Exercise goal:
Your task is to transcribe, without alteration, the lines from the top of the material below through the line bearing "const clinicsTicks = [0, 10, 20, 30];", inclusive.
+ + + +
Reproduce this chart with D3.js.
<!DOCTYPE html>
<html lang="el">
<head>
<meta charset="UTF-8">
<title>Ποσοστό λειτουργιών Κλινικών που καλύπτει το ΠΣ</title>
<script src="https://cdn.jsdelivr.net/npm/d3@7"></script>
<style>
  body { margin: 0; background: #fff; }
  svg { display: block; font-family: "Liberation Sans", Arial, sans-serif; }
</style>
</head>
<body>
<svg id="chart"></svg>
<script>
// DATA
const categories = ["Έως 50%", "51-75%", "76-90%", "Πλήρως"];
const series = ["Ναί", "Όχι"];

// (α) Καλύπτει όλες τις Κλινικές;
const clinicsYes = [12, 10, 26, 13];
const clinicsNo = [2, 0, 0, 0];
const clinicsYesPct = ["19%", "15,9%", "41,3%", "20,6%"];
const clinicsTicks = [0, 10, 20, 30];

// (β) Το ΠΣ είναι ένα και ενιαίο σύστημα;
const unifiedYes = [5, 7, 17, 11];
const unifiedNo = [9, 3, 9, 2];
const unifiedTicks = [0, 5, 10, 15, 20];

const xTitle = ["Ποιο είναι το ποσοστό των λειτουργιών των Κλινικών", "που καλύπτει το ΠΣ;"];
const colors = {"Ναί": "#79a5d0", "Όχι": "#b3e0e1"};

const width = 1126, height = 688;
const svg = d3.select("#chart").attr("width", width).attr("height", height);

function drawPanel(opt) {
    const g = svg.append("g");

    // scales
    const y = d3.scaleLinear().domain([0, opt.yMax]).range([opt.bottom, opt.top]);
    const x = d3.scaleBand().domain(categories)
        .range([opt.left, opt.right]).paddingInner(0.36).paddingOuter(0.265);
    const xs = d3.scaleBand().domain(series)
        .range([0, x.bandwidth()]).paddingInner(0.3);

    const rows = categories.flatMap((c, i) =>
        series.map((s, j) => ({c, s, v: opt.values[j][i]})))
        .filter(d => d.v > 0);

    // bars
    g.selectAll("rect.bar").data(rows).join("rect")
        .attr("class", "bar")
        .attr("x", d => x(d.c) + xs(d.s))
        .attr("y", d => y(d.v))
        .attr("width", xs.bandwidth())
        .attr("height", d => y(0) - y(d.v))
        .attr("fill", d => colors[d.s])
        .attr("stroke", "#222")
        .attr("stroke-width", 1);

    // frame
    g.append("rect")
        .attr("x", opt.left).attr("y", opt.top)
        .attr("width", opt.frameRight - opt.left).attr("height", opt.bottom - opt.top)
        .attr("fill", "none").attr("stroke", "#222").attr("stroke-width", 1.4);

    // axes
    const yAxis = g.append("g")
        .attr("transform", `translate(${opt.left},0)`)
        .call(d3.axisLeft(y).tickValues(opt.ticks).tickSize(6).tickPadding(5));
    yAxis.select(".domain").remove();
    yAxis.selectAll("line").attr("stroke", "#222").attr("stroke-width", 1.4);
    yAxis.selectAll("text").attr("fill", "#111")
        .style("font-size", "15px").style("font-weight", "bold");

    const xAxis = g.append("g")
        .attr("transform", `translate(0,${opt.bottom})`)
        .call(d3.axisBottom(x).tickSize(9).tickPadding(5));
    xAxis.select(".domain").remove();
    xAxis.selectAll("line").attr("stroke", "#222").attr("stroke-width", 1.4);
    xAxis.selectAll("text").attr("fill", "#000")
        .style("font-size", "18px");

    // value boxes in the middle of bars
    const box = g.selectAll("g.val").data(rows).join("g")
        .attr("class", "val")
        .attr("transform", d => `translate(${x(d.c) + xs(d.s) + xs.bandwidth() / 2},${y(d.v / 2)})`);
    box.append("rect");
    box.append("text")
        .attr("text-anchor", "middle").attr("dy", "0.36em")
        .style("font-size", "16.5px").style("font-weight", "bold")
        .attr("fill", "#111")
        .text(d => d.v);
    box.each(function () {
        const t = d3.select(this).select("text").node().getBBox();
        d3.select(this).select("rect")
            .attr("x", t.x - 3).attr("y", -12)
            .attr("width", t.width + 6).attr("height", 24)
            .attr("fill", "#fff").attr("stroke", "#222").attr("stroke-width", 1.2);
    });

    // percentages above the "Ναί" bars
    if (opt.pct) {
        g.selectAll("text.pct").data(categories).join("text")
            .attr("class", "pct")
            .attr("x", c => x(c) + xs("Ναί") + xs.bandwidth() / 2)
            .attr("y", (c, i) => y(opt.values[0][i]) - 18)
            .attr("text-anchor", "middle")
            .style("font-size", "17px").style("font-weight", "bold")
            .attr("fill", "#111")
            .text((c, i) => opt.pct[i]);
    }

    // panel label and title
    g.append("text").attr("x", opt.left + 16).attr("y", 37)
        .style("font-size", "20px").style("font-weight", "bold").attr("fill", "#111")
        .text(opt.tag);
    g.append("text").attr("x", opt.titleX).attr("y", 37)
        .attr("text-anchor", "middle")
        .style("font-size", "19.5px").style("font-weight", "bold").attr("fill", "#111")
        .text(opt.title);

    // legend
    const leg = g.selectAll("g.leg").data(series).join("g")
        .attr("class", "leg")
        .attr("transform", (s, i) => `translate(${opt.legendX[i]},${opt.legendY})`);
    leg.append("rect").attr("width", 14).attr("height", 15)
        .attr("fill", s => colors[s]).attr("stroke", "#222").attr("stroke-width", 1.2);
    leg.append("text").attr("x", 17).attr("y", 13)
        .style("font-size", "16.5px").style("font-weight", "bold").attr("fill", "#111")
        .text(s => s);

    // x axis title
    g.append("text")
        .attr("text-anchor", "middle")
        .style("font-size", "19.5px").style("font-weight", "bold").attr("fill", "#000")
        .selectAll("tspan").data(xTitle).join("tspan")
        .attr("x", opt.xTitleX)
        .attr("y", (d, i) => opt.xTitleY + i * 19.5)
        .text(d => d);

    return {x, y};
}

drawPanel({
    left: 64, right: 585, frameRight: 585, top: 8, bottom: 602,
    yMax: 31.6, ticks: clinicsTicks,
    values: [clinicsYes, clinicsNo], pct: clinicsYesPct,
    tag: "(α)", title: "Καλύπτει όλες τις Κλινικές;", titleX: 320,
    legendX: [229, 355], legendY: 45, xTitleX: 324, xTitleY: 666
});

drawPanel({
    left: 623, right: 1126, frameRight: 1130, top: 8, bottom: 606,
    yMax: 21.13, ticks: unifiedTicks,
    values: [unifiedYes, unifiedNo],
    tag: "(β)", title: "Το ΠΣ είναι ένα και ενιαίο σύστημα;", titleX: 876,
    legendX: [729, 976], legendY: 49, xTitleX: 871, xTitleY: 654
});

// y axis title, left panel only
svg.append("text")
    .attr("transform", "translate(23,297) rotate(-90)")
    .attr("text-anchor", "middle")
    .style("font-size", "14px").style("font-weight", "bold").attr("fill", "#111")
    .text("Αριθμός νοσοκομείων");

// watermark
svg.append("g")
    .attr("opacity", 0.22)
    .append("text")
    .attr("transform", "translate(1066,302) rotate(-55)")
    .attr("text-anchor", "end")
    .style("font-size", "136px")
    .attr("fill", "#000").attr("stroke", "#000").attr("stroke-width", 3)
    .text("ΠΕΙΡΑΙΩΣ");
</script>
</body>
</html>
+ + + +
Exercise answer:
Reproduce this chart with D3.js.
<!DOCTYPE html>
<html lang="el">
<head>
<meta charset="UTF-8">
<title>Ποσοστό λειτουργιών Κλινικών που καλύπτει το ΠΣ</title>
<script src="https://cdn.jsdelivr.net/npm/d3@7"></script>
<style>
  body { margin: 0; background: #fff; }
  svg { display: block; font-family: "Liberation Sans", Arial, sans-serif; }
</style>
</head>
<body>
<svg id="chart"></svg>
<script>
// DATA
const categories = ["Έως 50%", "51-75%", "76-90%", "Πλήρως"];
const series = ["Ναί", "Όχι"];

// (α) Καλύπτει όλες τις Κλινικές;
const clinicsYes = [12, 10, 26, 13];
const clinicsNo = [2, 0, 0, 0];
const clinicsYesPct = ["19%", "15,9%", "41,3%", "20,6%"];
const clinicsTicks = [0, 10, 20, 30];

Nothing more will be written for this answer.